● Task details
Reproduce every line of the material below, but drop the pictures.

● Supplied data
--------------------------------

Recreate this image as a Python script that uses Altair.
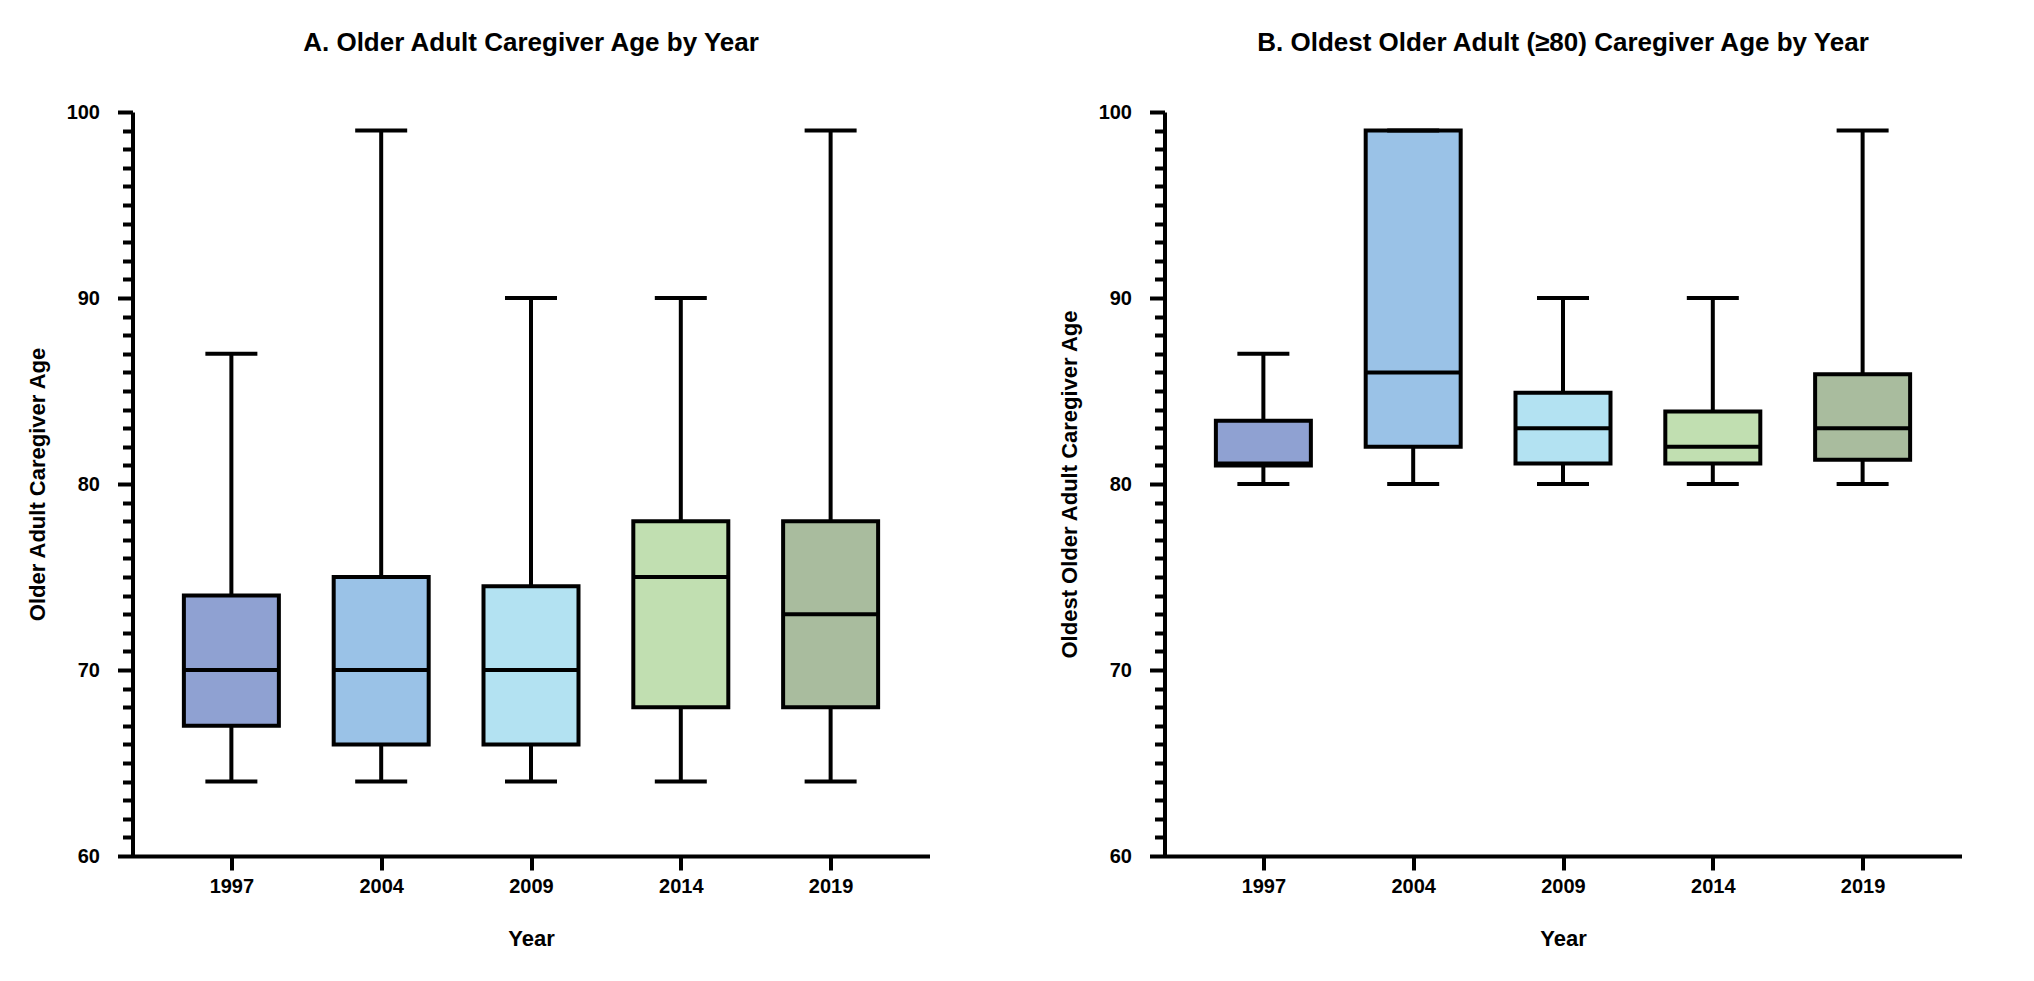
import altair as alt
import pandas as pd

years = ["1997", "2004", "2009", "2014", "2019"]
colors = ["#8FA1D2", "#9AC2E7", "#B3E2F2", "#C1DFB1", "#A9BC9E"]

# Panel A: Older adult caregivers
a_min = [64, 64, 64, 64, 64]
a_q1 = [67, 66, 66, 68, 68]
a_med = [70, 70, 70, 75, 73]
a_q3 = [74, 75, 74.5, 78, 78]
a_max = [87, 99, 90, 90, 99]

# Panel B: Oldest older adult (>=80) caregivers
b_min = [80, 80, 80, 80, 80]
b_q1 = [81, 82, 81.1, 81.1, 81.3]
b_med = [81.1, 86, 83, 82, 83]
b_q3 = [83.4, 99, 84.9, 83.9, 85.9]
b_max = [87, 99, 90, 90, 99]

FONT = "Liberation Sans"
SW = 4


def panel(mins, q1, med, q3, maxs, title, ytitle, dx):
    df = pd.DataFrame(dict(Year=years, lo=mins, q1=q1, med=med, q3=q3, hi=maxs))
    xaxis = alt.Axis(
        title="Year", labelAngle=0, tickSize=14, tickWidth=SW, domainWidth=SW,
        labelPadding=6, titlePadding=32, labelFont=FONT, labelFontSize=20,
        labelFontWeight="bold", labelColor="black", titleFont=FONT,
        titleFontSize=22, titleFontWeight="bold", titleColor="black",
        domainColor="black", tickColor="black", grid=False,
    )
    x = alt.X("Year:N", sort=years, scale=alt.Scale(type="point", padding=0.66), axis=xaxis)
    yscale = alt.Scale(domain=[60, 100], nice=False, zero=False)
    yaxis = alt.Axis(
        title=ytitle, values=list(range(60, 101)),
        labelExpr="datum.value % 10 === 0 ? datum.label : ''",
        tickSize={"condition": {"test": "datum.value % 10 === 0", "value": 15}, "value": 10},
        tickWidth=SW, domainWidth=SW, labelPadding=18, titlePadding=17,
        labelOverlap=False, labelFlush=False,
        labelFont=FONT, labelFontSize=20, labelFontWeight="bold", labelColor="black",
        titleFont=FONT, titleFontSize=22, titleFontWeight="bold", titleColor="black",
        domainColor="black", tickColor="black", grid=False,
    )
    base = alt.Chart(df)
    whisk = base.mark_rule(color="black", strokeWidth=SW).encode(
        x=x, y=alt.Y("lo:Q", scale=yscale, axis=yaxis), y2="hi:Q")
    box = base.mark_bar(size=95, stroke="black", strokeWidth=SW, opacity=1).encode(
        x=x, y=alt.Y("q1:Q", scale=yscale, axis=yaxis), y2="q3:Q",
        color=alt.Color("Year:N", scale=alt.Scale(domain=years, range=colors), legend=None))
    median = base.mark_tick(color="black", size=95, thickness=SW, opacity=1).encode(
        x=x, y=alt.Y("med:Q", scale=yscale, axis=yaxis))
    cap_lo = base.mark_tick(color="black", size=52, thickness=SW, opacity=1).encode(
        x=x, y=alt.Y("lo:Q", scale=yscale, axis=yaxis))
    cap_hi = base.mark_tick(color="black", size=52, thickness=SW, opacity=1).encode(
        x=x, y=alt.Y("hi:Q", scale=yscale, axis=yaxis))
    return alt.layer(whisk, box, median, cap_lo, cap_hi).properties(
        width=797, height=744,
        title=alt.TitleParams(
            title, font=FONT, fontSize=26, fontWeight="bold", color="black",
            anchor="middle", frame="group", dx=dx, offset=25, baseline="alphabetic"),
    )


left = panel(a_min, a_q1, a_med, a_q3, a_max,
             "A. Older Adult Caregiver Age by Year", "Older Adult Caregiver Age", 0)
right = panel(b_min, b_q1, b_med, b_q3, b_max,
              "B. Oldest Older Adult (\u226580) Caregiver Age by Year",
              "Oldest Older Adult Caregiver Age", 0)

chart = alt.hconcat(left, right, spacing=128).properties(
    padding={"left": 17.5, "top": 22, "right": 5, "bottom": 5}
).configure_view(stroke=None)

chart.save("out.html", embed_options={"renderer": "svg", "actions": False})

--------------------------------

● Written reply
Recreate this image as a Python script that uses Altair.
import altair as alt
import pandas as pd

years = ["1997", "2004", "2009", "2014", "2019"]
colors = ["#8FA1D2", "#9AC2E7", "#B3E2F2", "#C1DFB1", "#A9BC9E"]

# Panel A: Older adult caregivers
a_min = [64, 64, 64, 64, 64]
a_q1 = [67, 66, 66, 68, 68]
a_med = [70, 70, 70, 75, 73]
a_q3 = [74, 75, 74.5, 78, 78]
a_max = [87, 99, 90, 90, 99]

# Panel B: Oldest older adult (>=80) caregivers
b_min = [80, 80, 80, 80, 80]
b_q1 = [81, 82, 81.1, 81.1, 81.3]
b_med = [81.1, 86, 83, 82, 83]
b_q3 = [83.4, 99, 84.9, 83.9, 85.9]
b_max = [87, 99, 90, 90, 99]

FONT = "Liberation Sans"
SW = 4


def panel(mins, q1, med, q3, maxs, title, ytitle, dx):
    df = pd.DataFrame(dict(Year=years, lo=mins, q1=q1, med=med, q3=q3, hi=maxs))
    xaxis = alt.Axis(
        title="Year", labelAngle=0, tickSize=14, tickWidth=SW, domainWidth=SW,
        labelPadding=6, titlePadding=32, labelFont=FONT, labelFontSize=20,
        labelFontWeight="bold", labelColor="black", titleFont=FONT,
        titleFontSize=22, titleFontWeight="bold", titleColor="black",
        domainColor="black", tickColor="black", grid=False,
    )
    x = alt.X("Year:N", sort=years, scale=alt.Scale(type="point", padding=0.66), axis=xaxis)
    yscale = alt.Scale(domain=[60, 100], nice=False, zero=False)
    yaxis = alt.Axis(
        title=ytitle, values=list(range(60, 101)),
        labelExpr="datum.value % 10 === 0 ? datum.label : ''",
        tickSize={"condition": {"test": "datum.value % 10 === 0", "value": 15}, "value": 10},
        tickWidth=SW, domainWidth=SW, labelPadding=18, titlePadding=17,
        labelOverlap=False, labelFlush=False,
        labelFont=FONT, labelFontSize=20, labelFontWeight="bold", labelColor="black",
        titleFont=FONT, titleFontSize=22, titleFontWeight="bold", titleColor="black",
        domainColor="black", tickColor="black", grid=False,
    )
    base = alt.Chart(df)
    whisk = base.mark_rule(color="black", strokeWidth=SW).encode(
        x=x, y=alt.Y("lo:Q", scale=yscale, axis=yaxis), y2="hi:Q")
    box = base.mark_bar(size=95, stroke="black", strokeWidth=SW, opacity=1).encode(
        x=x, y=alt.Y("q1:Q", scale=yscale, axis=yaxis), y2="q3:Q",
        color=alt.Color("Year:N", scale=alt.Scale(domain=years, range=colors), legend=None))
    median = base.mark_tick(color="black", size=95, thickness=SW, opacity=1).encode(
        x=x, y=alt.Y("med:Q", scale=yscale, axis=yaxis))
    cap_lo = base.mark_tick(color="black", size=52, thickness=SW, opacity=1).encode(
        x=x, y=alt.Y("lo:Q", scale=yscale, axis=yaxis))
    cap_hi = base.mark_tick(color="black", size=52, thickness=SW, opacity=1).encode(
        x=x, y=alt.Y("hi:Q", scale=yscale, axis=yaxis))
    return alt.layer(whisk, box, median, cap_lo, cap_hi).properties(
        width=797, height=744,
        title=alt.TitleParams(
            title, font=FONT, fontSize=26, fontWeight="bold", color="black",
            anchor="middle", frame="group", dx=dx, offset=25, baseline="alphabetic"),
    )


left = panel(a_min, a_q1, a_med, a_q3, a_max,
             "A. Older Adult Caregiver Age by Year", "Older Adult Caregiver Age", 0)
right = panel(b_min, b_q1, b_med, b_q3, b_max,
              "B. Oldest Older Adult (\u226580) Caregiver Age by Year",
              "Oldest Older Adult Caregiver Age", 0)

chart = alt.hconcat(left, right, spacing=128).properties(
    padding={"left": 17.5, "top": 22, "right": 5, "bottom": 5}
).configure_view(stroke=None)

chart.save("out.html", embed_options={"renderer": "svg", "actions": False})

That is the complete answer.